Inutile dire a chi ha intenzione di dare ragione il governo.

Si diceva: inutile dirlo, perché lo si è già detto al principio. Proprio il Corriere della Sera, ieri, ha pubblicato in prima pagina una solenne dichiarazione del ministro per la Giustizia, Angelino Alfano: “L’abolizione delle tariffe minime, senza dare alcun beneficio ai cittadini, ha tutelato i più forti e ha danneggiato i professionisti”. Esattamente lo stesso concetto – coincidenza vuole – formulato dalla lobby degli avvocati. Lobby di cui Alfano – che è avvocato -, sempre per coincidenza, fa parte.

Un concetto curioso: se una riforma incontra resistenze  e non viene applicata, allora va eliminata. Ma tant’è. A quanto pare, finirà proprio così. In Parlamento ha già preso forma una nuova riforma dell’ordinamento forense che prevede – tra l’altro – esami più severi per l’accesso alla professione di avvocato e appunto la reintroduzione delle tariffe minime. Un provvedimento che la commissione Giustizia del Senato – giusto a novembre dell’anno scorso ha approvato con voto bipartisan. Cioè: hanno votato a favore sia la maggioranza di centrodestra che il centrosinistra di quel Bersani che le tariffe minime le aveva abolite. Magie della politica. E delle solite coincidenze. Perché coincidenza vuole che gli avvocatisecondo i calcoli de “il Sole 24 ore” siano la categoria professionale più rappresentata in Camera e Senato (per la precisione, secondo “il Sole”, sono avvocati il 14% dei deputati e il 14,3% dei senatori).

Tutti d’accordo e tutto bene, quindi? Non proprio. A non essere affatto d’accordo sulla riforma della riforma sono alcuni avvocati. Quelli giovani. Che hanno dato vita ad un’associazione ad hoc: l’Unione giovani avvocati italiani (Ugai). E che dalle nuove (o vecchie, dipende dai punti di vista, diciamo) regole si sentono penalizzati. Perché, appunto, rendendo più difficile l’accesso all’ordine, si penalizzano i giovani praticanti, in favore di chi avvocato lo è già. E perché sempre i giovani non potranno più conquistare spazio e clienti, offrendo gli stessi servizi, ma a tariffe più basse. Eppure – come disse, in un’intervista a “il Salvagente”, il presidente dell’Ugai, Gaetano Romano – l’abolizione delle tariffe minime non aveva provocato danni ai clienti. Anzi: “L’Ordine – spiegò Romano – sostiene che l’assenza di tariffe minime possa dequalificare la profes-sione, eppure non è stato ancora documentato un solo caso di cliente danneggiato dalla loro abolizione“. Al contrario, secondo il presidente dei giovani avvocati, una maggior iniezione di concorrenza poteva portare non solo compensi più bassi, ma anche prestazioni migliori, maggiore attenzione per i propri clienti e “conclusione delle cause in tempi più brevi”.

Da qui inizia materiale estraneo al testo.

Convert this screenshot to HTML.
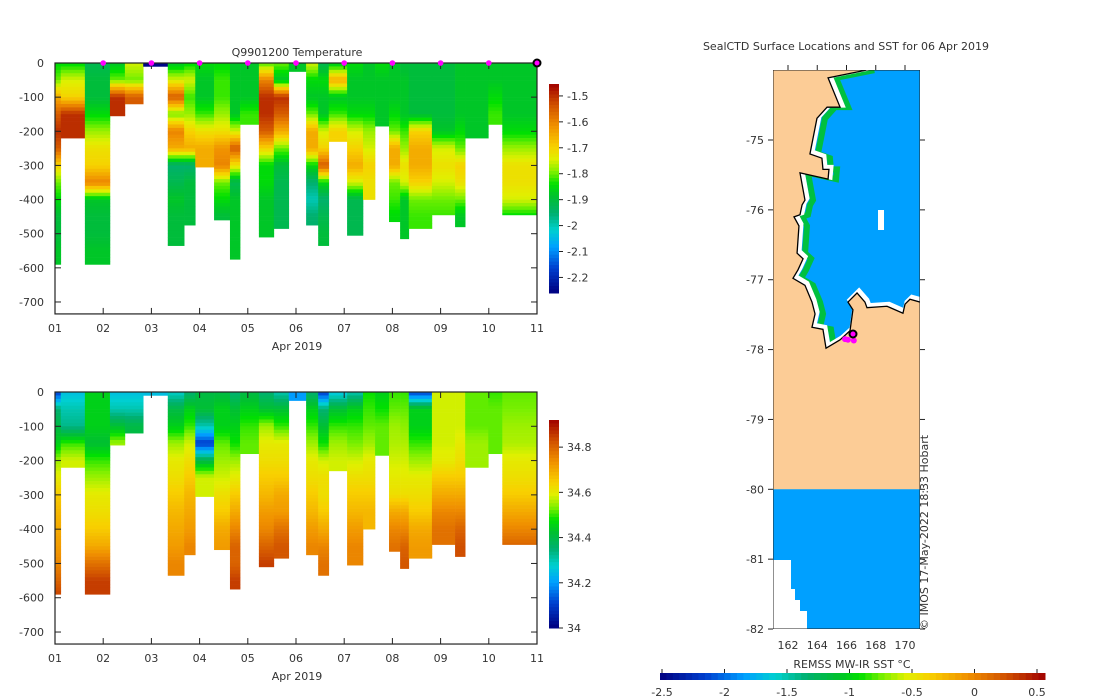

Argomentazioni ragionevoli. Condivise anche dall’Autorità per la concorrenza (che aveva invitato l’ordine degli avvocati ad aprirsi di più ai giovani). E che sono rigorosamente cadute nel vuoto.

Diceva Ivone Cacciavillani, sempre 5 anni fa, e sempre nella medesima intervista al Corriere: “Se penso agli Ordini” professionali “che non vogliono in nessun modo perdere il loro potere”, dico che a una riforma vera della professioni “non ci arriveremo mai. Però la novità di questi ultimi anni è rappresentata dal continuo aggravarsi della crisi del sistema, che denota l’ assoluta inadeguatezza dell’ attuale assetto e se andiamo avanti così, forse qualcosa potrebbe succedere”. In effetti la crisi di sistema ora – grazie alla crisi economica – è arrivata per davvero. L’Italia, l’anno scorso, ha perso cinque punti di Pil. Peggio della media degli altri Paesi europei. E mai così male, da quando si fanno queste statistiche (anno di grazia, 1974). Aveva ragione Cacciavillani: con la crisi sono arrivate anche le riforme degli Ordini. Peccato che vadano nella direzione sbagliata: più imbalsati di ieri, ma meno di domani.